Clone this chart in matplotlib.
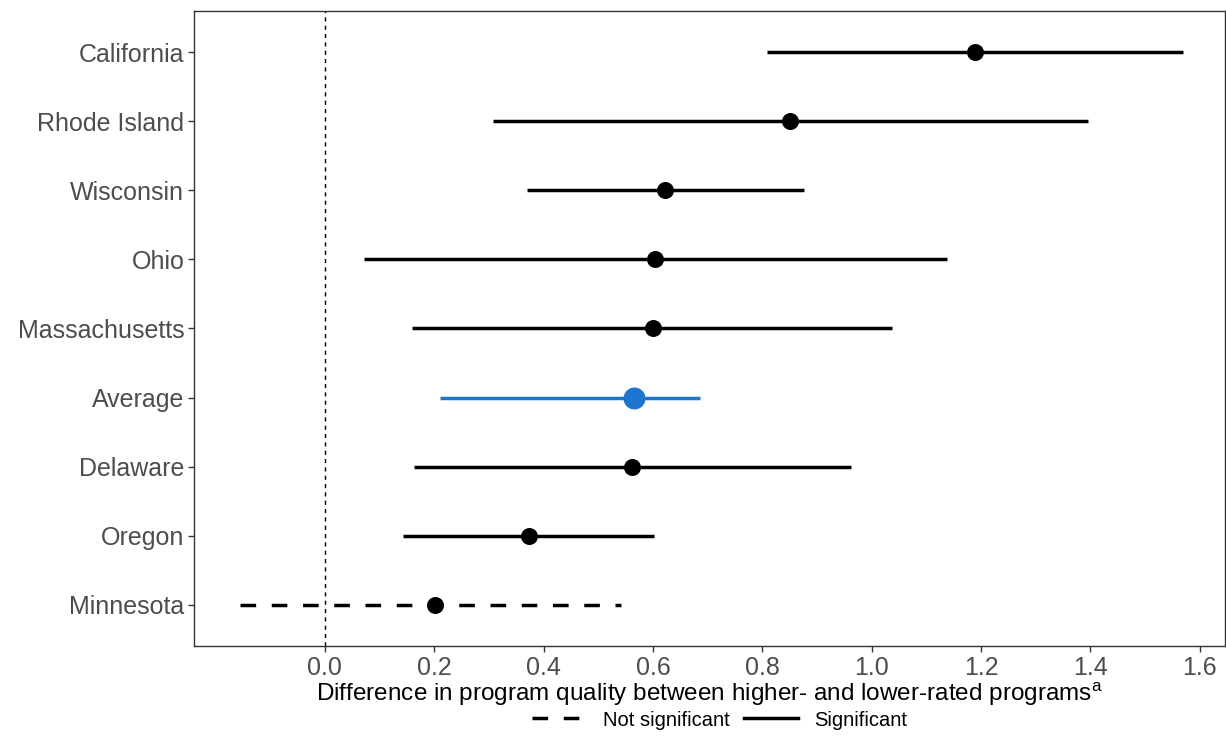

--

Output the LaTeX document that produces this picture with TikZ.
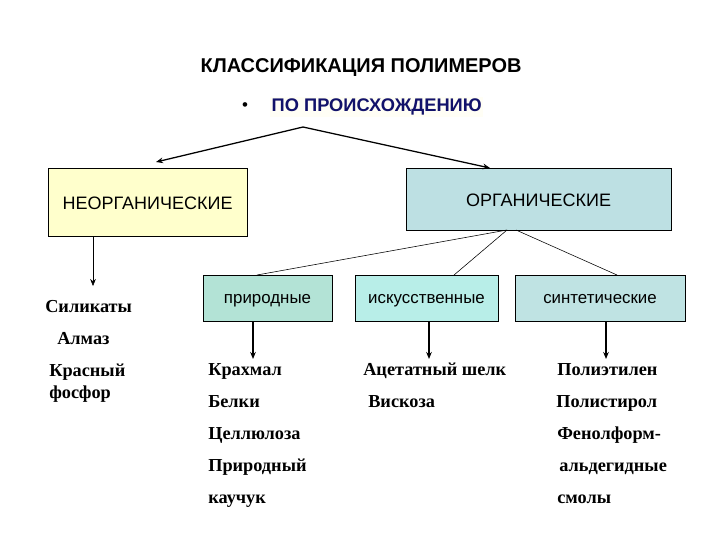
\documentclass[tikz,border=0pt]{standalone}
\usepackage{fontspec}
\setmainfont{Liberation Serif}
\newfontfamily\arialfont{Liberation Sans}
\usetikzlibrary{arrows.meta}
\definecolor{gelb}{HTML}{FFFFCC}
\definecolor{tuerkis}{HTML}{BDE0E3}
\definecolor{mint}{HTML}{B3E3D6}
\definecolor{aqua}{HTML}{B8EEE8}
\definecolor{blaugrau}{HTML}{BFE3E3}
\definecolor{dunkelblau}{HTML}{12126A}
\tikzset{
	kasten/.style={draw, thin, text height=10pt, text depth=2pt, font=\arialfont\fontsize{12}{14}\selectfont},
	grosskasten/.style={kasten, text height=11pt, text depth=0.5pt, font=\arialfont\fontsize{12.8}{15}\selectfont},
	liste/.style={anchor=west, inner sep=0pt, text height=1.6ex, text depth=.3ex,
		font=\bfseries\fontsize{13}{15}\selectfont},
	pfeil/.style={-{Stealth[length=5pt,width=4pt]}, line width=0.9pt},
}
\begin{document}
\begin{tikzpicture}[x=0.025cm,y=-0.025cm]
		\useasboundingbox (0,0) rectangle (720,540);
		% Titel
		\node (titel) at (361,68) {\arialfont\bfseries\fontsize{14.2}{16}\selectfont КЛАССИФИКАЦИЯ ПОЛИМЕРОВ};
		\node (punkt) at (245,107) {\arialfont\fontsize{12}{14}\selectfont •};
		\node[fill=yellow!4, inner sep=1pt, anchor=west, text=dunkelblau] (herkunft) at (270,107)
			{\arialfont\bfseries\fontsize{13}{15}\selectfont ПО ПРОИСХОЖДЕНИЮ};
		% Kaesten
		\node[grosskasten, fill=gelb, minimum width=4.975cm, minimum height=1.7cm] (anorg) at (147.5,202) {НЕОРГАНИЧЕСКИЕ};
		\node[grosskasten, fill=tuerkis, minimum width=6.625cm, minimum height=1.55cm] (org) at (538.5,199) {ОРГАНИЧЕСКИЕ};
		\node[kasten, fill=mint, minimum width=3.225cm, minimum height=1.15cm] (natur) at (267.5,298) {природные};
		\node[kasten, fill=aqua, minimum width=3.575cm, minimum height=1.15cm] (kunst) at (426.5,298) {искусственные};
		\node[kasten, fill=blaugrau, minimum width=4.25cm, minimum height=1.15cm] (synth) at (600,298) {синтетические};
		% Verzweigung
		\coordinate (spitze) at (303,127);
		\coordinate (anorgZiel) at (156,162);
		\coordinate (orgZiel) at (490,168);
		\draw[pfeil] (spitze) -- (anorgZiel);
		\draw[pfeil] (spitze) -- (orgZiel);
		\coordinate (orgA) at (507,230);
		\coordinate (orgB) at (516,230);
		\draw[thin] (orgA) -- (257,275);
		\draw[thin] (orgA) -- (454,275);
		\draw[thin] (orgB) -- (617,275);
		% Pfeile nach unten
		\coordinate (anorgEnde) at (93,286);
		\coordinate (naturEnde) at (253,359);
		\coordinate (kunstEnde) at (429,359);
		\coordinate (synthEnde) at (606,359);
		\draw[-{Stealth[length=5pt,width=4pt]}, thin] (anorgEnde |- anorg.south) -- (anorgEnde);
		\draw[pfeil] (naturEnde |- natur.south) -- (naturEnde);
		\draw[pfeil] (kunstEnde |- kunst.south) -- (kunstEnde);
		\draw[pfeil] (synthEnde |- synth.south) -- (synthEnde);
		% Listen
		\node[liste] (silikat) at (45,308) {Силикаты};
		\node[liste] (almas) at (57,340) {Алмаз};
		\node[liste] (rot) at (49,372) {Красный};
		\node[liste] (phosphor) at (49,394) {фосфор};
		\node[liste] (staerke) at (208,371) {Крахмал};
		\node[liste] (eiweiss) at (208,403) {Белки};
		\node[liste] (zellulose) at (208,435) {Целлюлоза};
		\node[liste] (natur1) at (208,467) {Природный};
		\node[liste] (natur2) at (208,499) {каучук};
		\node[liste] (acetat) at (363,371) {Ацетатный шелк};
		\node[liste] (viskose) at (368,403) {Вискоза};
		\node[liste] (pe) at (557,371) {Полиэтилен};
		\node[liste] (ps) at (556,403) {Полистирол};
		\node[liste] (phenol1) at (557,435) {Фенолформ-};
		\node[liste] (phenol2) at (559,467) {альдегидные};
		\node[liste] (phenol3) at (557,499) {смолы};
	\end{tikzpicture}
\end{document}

**What you need to do:** For each line above that contains the word "this", copy that line.

**Output of the task:**
Clone this chart in matplotlib.
Output the LaTeX document that produces this picture with TikZ.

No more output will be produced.